Boston Marathon trial set to start unless appellate court intervenes

Defense attorneys for Dzhokhar Tsarnaev awaiting decision from appeals court on trial delay

The judge in the Boston Marathon bombing case Friday formally denied requests to delay the trial until September and move it outside of the city, reiterating a decision he announced earlier this week.

Defense lawyers for defendant Dzhokhar Tsarnaev said they are not prepared to go to trial because of the complexities of the case, the largest terror investigation since the Sept. 11, 2001, attacks. They have also argued that it will be impossible to impanel a local jury and conduct a “fair and impartial” trial at the downtown courthouse not far from the marathon route.

In two orders Friday, Judge George A. O’Toole Jr. sharply disagreed, saying 1,200 prospective jurors have already been summoned to the Boston courthouse for a selection process to begin Monday. He said that a last-minute delay would only unduly inconvenience them and the legal process as well.

“In other words, a short stay could lead to a long continuance of the commencement of trial,” he said in his order.
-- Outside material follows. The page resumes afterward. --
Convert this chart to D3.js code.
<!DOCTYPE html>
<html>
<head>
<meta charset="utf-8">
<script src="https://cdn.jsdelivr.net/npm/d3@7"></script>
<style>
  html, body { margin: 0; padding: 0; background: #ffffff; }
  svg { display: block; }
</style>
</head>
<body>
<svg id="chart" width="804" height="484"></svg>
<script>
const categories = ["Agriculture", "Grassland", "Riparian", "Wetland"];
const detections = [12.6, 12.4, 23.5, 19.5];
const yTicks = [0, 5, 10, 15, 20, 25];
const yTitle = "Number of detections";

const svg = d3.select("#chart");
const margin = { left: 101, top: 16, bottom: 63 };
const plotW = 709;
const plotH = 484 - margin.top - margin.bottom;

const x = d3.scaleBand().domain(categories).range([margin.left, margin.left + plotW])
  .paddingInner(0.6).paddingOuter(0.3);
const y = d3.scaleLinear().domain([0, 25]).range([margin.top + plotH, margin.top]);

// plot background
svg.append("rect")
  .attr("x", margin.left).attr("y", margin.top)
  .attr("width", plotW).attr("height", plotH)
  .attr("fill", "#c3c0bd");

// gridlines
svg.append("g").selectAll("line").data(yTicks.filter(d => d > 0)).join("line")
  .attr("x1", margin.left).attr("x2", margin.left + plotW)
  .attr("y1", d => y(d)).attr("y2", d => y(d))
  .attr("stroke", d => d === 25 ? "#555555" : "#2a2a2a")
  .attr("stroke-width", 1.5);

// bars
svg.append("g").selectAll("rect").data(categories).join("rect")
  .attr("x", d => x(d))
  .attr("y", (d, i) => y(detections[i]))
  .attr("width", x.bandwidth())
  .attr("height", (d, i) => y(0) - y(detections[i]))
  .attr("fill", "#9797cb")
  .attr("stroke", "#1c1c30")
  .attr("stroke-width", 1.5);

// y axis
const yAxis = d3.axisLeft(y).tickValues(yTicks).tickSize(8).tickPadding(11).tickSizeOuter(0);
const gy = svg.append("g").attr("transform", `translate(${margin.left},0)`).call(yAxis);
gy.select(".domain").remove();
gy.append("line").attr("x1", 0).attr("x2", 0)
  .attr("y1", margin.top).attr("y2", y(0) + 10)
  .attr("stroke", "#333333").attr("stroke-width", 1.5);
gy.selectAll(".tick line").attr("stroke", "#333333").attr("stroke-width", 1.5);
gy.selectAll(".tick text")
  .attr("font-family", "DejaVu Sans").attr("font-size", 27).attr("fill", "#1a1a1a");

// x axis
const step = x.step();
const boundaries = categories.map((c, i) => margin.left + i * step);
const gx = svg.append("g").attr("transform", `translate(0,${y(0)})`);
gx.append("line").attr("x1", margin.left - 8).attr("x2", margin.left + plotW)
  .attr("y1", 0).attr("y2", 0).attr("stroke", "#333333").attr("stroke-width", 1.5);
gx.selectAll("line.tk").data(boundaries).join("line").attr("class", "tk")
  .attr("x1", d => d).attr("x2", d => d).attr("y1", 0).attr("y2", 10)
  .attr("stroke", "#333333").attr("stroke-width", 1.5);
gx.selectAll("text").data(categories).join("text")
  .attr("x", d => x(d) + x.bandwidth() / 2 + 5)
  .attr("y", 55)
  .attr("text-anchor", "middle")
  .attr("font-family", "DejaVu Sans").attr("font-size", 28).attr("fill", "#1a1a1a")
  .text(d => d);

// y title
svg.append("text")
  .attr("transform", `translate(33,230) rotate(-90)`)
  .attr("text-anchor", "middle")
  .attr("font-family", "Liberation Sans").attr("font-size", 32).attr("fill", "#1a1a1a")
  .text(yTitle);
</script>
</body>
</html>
Defense lawyers are awaiting a decision from the First Circuit Court of Appeals. They’ve asked the appeals court to order a trial delay and also either order the trial be moved out of Boston, or that Judge O’Toole hold a hearing to consider relocating it.

The appellate court was closed Friday. That court’s officials said appellate judges were studying the matter. No decision had been announced by late Friday afternoon. The appellate judges could reach a decision any time, including Friday night and over the weekend.

Federal prosecutors told the appellate court they do not want a trial delay or a new site for the case to be heard.

"While there has been a great deal of media coverage in this case,” the government said, Tsarnaev’s lawyers have not proven that the “coverage has so inflamed and pervasively prejudiced the [jury] pool that a fair and impartial jury cannot be impaneled in this district of approximately 5 million people," they said.

The 21-year-old Tsarnaev, a Russian immigrant, has pleaded not guilty to death penalty charges in the twin blasts that killed three people and injured more than 260 others.